Data entries:
___

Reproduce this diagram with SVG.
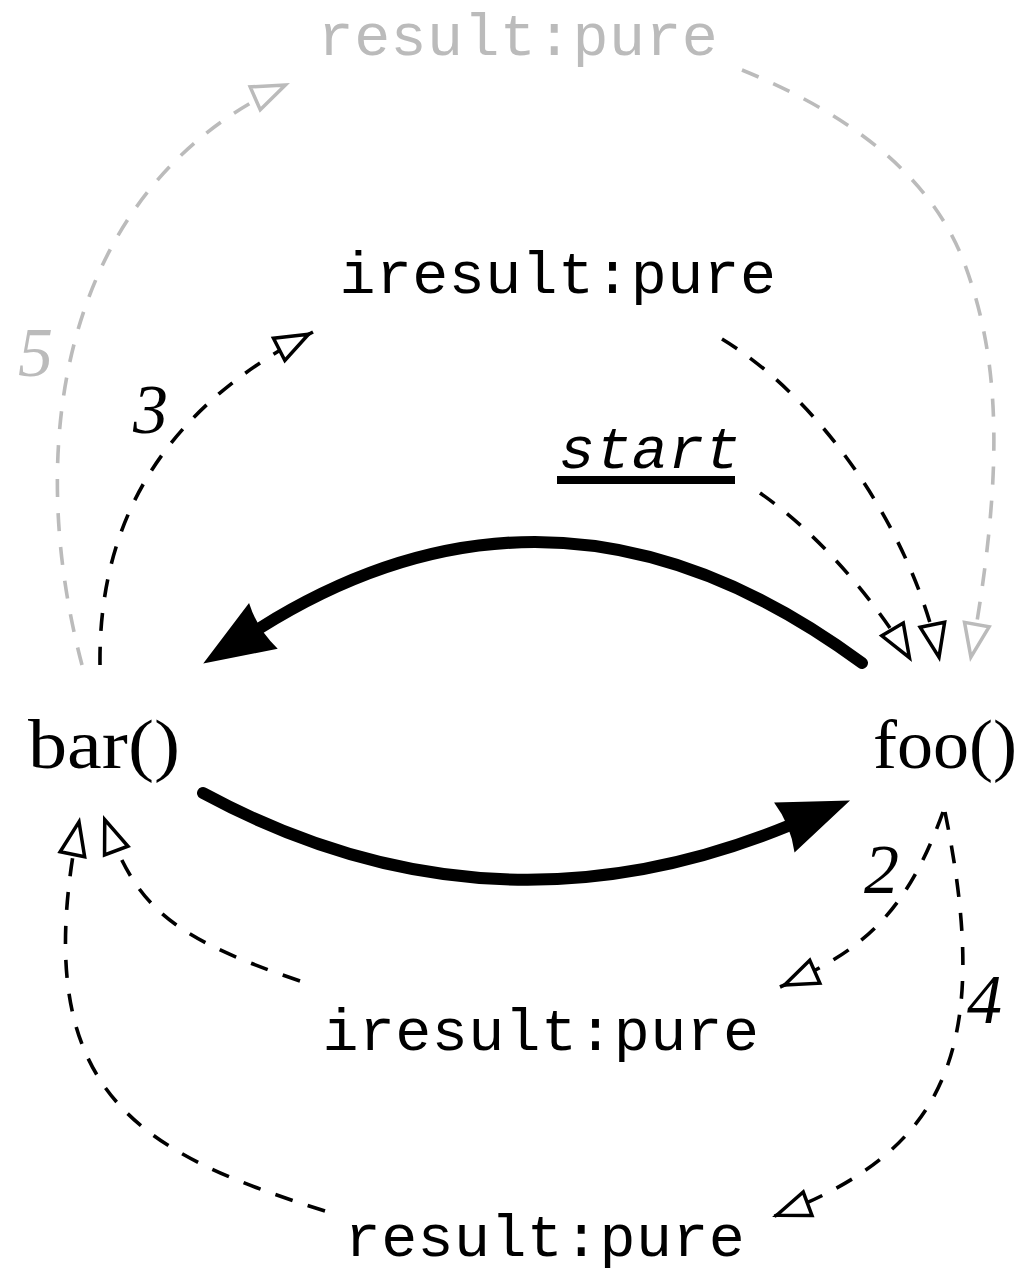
<svg xmlns="http://www.w3.org/2000/svg" width="1019" height="1273" viewBox="0 0 1019 1273">
  <style>
    .tt { font-family: "Liberation Mono", "DejaVu Sans Mono", monospace; font-size: 60px; letter-spacing: 0.4px; text-anchor: middle; fill: #000; }
    .rm { font-family: "Liberation Serif", "DejaVu Serif", serif; font-size: 70px; fill: #000; }
    .num { font-family: "Liberation Serif", "DejaVu Serif", serif; font-style: italic; font-size: 70px; fill: #000; }
    .grey { fill: #bbbbbb; }
    .dash { fill: none; stroke: #000; stroke-width: 3.6; stroke-dasharray: 18 16; }
    .dash.g { stroke: #bbbbbb; }
    .thick { fill: none; stroke: #000; stroke-width: 12; stroke-linecap: round; }
  </style>
  <defs>
    <!-- open triangle head, tip at the path end -->
    <marker id="open" viewBox="-44 -17 46 34" refX="0" refY="0" markerWidth="46" markerHeight="34" markerUnits="userSpaceOnUse" orient="auto">
      <path d="M-5,0 L-38,-12.5 L-38,12.5 Z" fill="#fff" stroke="#000" stroke-width="3.5" stroke-dasharray="none"/>
    </marker>
    <marker id="open-grey" viewBox="-44 -17 46 34" refX="0" refY="0" markerWidth="46" markerHeight="34" markerUnits="userSpaceOnUse" orient="auto">
      <path d="M-5,0 L-38,-12.5 L-38,12.5 Z" fill="#fff" stroke="#bbbbbb" stroke-width="3.5" stroke-dasharray="none"/>
    </marker>
    <!-- filled head for the call arcs, base at the path end -->
    <marker id="solid" viewBox="-2 -30 76 60" refX="4" refY="0" markerWidth="76" markerHeight="60" markerUnits="userSpaceOnUse" orient="auto">
      <path d="M71,0 L0,-27 Q7,0 0,27 Z" fill="#000"/>
    </marker>
  </defs>

  <g id="connectors">
    <!-- calls between bar() and foo() -->
    <path class="thick" d="M862,663 Q560,440 260,628" marker-end="url(#solid)"/>
    <path class="thick" d="M203,793 Q490,948 788,826" marker-end="url(#solid)"/>

    <!-- bar() to iresult:pure (3) -->
    <path class="dash" d="M100,665 C98,495 190,395 313,332" marker-end="url(#open)"/>
    <!-- iresult:pure to foo() -->
    <path class="dash" d="M722,339 C824,401 914,535 940,662" marker-end="url(#open)"/>
    <!-- start to foo() -->
    <path class="dash" d="M760,493 C826,539 881,610 912,662" marker-end="url(#open)"/>
    <!-- bar() to result:pure (5) -->
    <path class="dash g" d="M82,665 C20,430 70,180 290,83" marker-end="url(#open-grey)"/>
    <!-- result:pure to foo() -->
    <path class="dash g" d="M742,70 C840,110 930,170 965,265 S1005,470 970,662" marker-end="url(#open-grey)"/>
    <!-- foo() to iresult:pure (2) -->
    <path class="dash" d="M943,812 C905.6,915.4 861.9,951 780,987" marker-end="url(#open)"/>
    <!-- foo() to result:pure (4) -->
    <path class="dash" d="M945,812 C995,1057 941,1154 772,1217" marker-end="url(#open)"/>
    <!-- iresult:pure to bar() -->
    <path class="dash" d="M300,981 C157.5,933 134.5,899.6 103,815" marker-end="url(#open)"/>
    <!-- result:pure to bar() -->
    <path class="dash" d="M325,1211 C135,1151 24,1091 80,817" marker-end="url(#open)"/>

    <g id="edge-labels">
      <text class="num grey" x="18" y="376">5</text>
      <text class="num" x="133" y="433">3</text>
      <text class="num" x="864" y="893">2</text>
      <text class="num" x="967" y="1023">4</text>
    </g>
  </g>

  <g id="node-bar">
    <text class="rm" x="28" y="768" textLength="152" lengthAdjust="spacingAndGlyphs">bar()</text>
  </g>
  <g id="node-foo">
    <text class="rm" x="873" y="768" textLength="144" lengthAdjust="spacingAndGlyphs">foo()</text>
  </g>
  <g id="node-result-top">
    <text class="tt grey" x="518" y="55">result:pure</text>
  </g>
  <g id="node-iresult-top">
    <text class="tt" x="558" y="293">iresult:pure</text>
  </g>
  <g id="node-start">
    <text class="tt" x="650" y="468" font-style="italic">start</text>
    <rect x="557" y="476" width="178" height="8" fill="#000"/>
  </g>
  <g id="node-iresult-bottom">
    <text class="tt" x="541" y="1050">iresult:pure</text>
  </g>
  <g id="node-result-bottom">
    <text class="tt" x="545" y="1256">result:pure</text>
  </g>
</svg>
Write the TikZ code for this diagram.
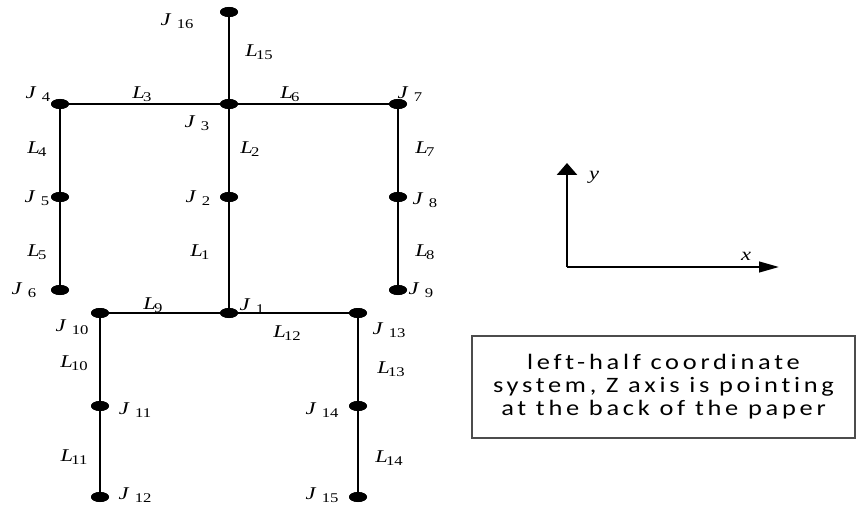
\documentclass[tikz,border=0pt]{standalone}
\usepackage{fontspec}
\setmainfont[FakeStretch=1.25]{Liberation Serif}
\newfontfamily\boxfont[FakeStretch=1.2,LetterSpace=17,Ligatures=NoCommon]{Carlito}
\usepackage{tikz}
\usetikzlibrary{arrows.meta,shapes.geometric}
\newcommand\jlab[1]{\textit{J}\kern.3em\raisebox{-.4ex}{\fontsize{10}{11}\selectfont #1}}
\newcommand\llab[1]{\textit{L}\kern-.1em\raisebox{-.4ex}{\fontsize{10}{11}\selectfont #1}}
\tikzset{
  jt/.style={ellipse,fill=black,draw=none,minimum width=13.5pt,minimum height=7.5pt,inner sep=0pt},
  bone/.style={draw=black,line width=2.2pt},
  arm/.style={draw=black,line width=1.5pt},
  lb/.style={font=\fontsize{13.5}{15}\selectfont,inner sep=0pt},
  axh/.style={-{Triangle[length=15pt,width=8pt]},line width=1.6pt},
  axv/.style={-{Triangle[length=9pt,width=15pt]},line width=2.2pt},
  note/.style={draw=black!70,line width=1.1pt,minimum width=287pt,minimum height=76.5pt,
    align=center,inner sep=0pt,font=\boxfont\fontsize{16.5}{17.3}\selectfont},
}
\begin{document}
\begin{tikzpicture}[x=0.75pt,y=-0.75pt]
\useasboundingbox (0,0) rectangle (857,506);
% ============================= skeleton
\node[jt] (j16) at (229,12) {};
\node[jt] (j3) at (229,104) {};
\node[jt] (j4) at (60,104) {};
\node[jt] (j7) at (398,104) {};
\node[jt] (j2) at (229,197) {};
\node[jt] (j5) at (60,197) {};
\node[jt] (j8) at (398,197) {};
\node[jt] (j6) at (60,290) {};
\node[jt] (j9) at (398,290) {};
\node[jt] (j1) at (229,313) {};
\node[jt] (j10) at (100,313) {};
\node[jt] (j13) at (358,313) {};
\node[jt] (j11) at (100,406) {};
\node[jt] (j14) at (358,406) {};
\node[jt] (j12) at (100,497) {};
\node[jt] (j15) at (358,497) {};
\draw[arm] (j4.center)--(j3.center)--(j7.center);
\draw[arm] (j10.center)--(j1.center)--(j13.center);
\draw[bone] (j16.center)--(j3.center)--(j2.center)--(j1.center);
\draw[bone] (j4.center)--(j5.center)--(j6.center);
\draw[bone] (j7.center)--(j8.center)--(j9.center);
\draw[bone] (j10.center)--(j11.center)--(j12.center);
\draw[bone] (j13.center)--(j14.center)--(j15.center);
\foreach \n in {1,...,16} \node[jt] at (j\n) {};
% ============================= labels
\node[lb] at (177,21) {\jlab{16}};
\node[lb] at (259,52) {\llab{15}};
\node[lb] at (38,94) {\jlab{4}};
\node[lb] at (142,94) {\llab{3}};
\node[lb] at (290,94) {\llab{6}};
\node[lb] at (410,94) {\jlab{7}};
\node[lb] at (197,123) {\jlab{3}};
\node[lb] at (37,149) {\llab{4}};
\node[lb] at (250,149) {\llab{2}};
\node[lb] at (425,149) {\llab{7}};
\node[lb] at (37,198) {\jlab{5}};
\node[lb] at (198,198) {\jlab{2}};
\node[lb] at (425,200) {\jlab{8}};
\node[lb] at (37,252) {\llab{5}};
\node[lb] at (200,252) {\llab{1}};
\node[lb] at (425,252) {\llab{8}};
\node[lb] at (24,290) {\jlab{6}};
\node[lb] at (421,290) {\jlab{9}};
\node[lb] at (153,305) {\llab{9}};
\node[lb] at (252,306) {\jlab{1}};
\node[lb] at (72,327) {\jlab{10}};
\node[lb] at (287,333) {\llab{12}};
\node[lb] at (389,330) {\jlab{13}};
\node[lb] at (74,363) {\llab{10}};
\node[lb] at (391,369) {\llab{13}};
\node[lb] at (135,410) {\jlab{11}};
\node[lb] at (322,410) {\jlab{14}};
\node[lb] at (74,457) {\llab{11}};
\node[lb] at (389,458) {\llab{14}};
\node[lb] at (135,495) {\jlab{12}};
\node[lb] at (322,495) {\jlab{15}};
% ============================= axes
\coordinate (o) at (567,267);
\coordinate (ay) at (567,163);
\coordinate (axx) at (779,267);
\draw[axv] (o)--(ay);
\draw[axh] (o)--(axx);
\node[lb] (ly) at (594,177) {\textit{y}};
\node[lb] (lx) at (746,256) {\textit{x}};
% ============================= note
\node[note] (nt) at (663.5,387) {left-half coordinate\\system, Z axis is pointing\\at the back of the paper};
\end{tikzpicture}
\end{document}
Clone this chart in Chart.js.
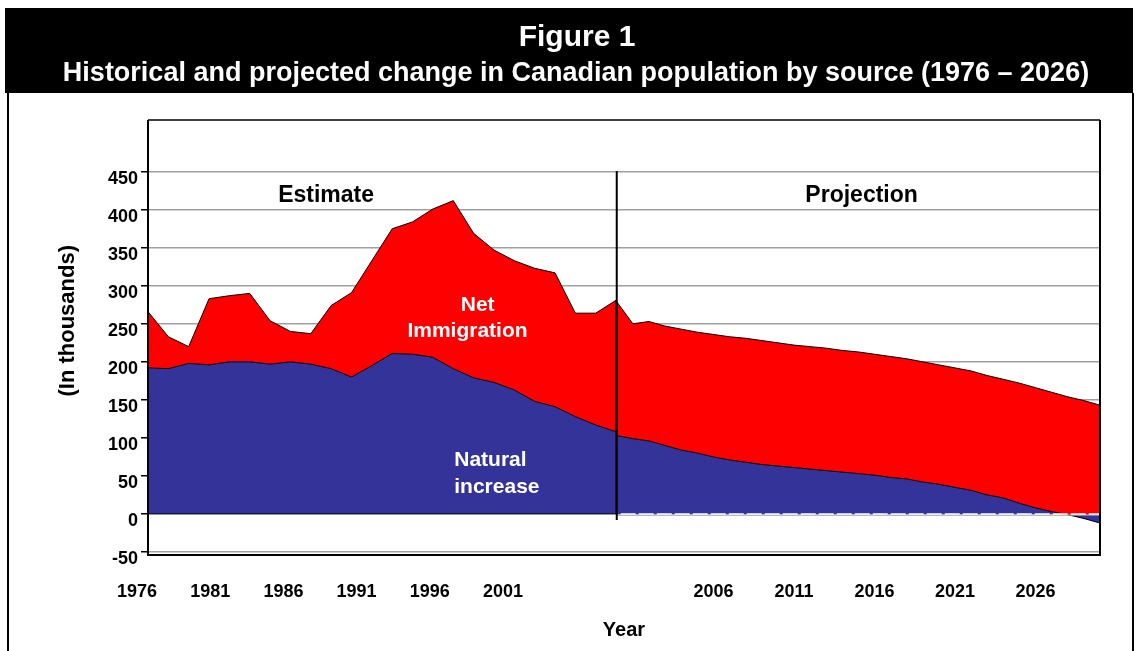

___

**TASK TO COMPLETE**
Go through the data and count each line that has the word "diagram", then give the total alone.

**WRITTEN ANSWER**
2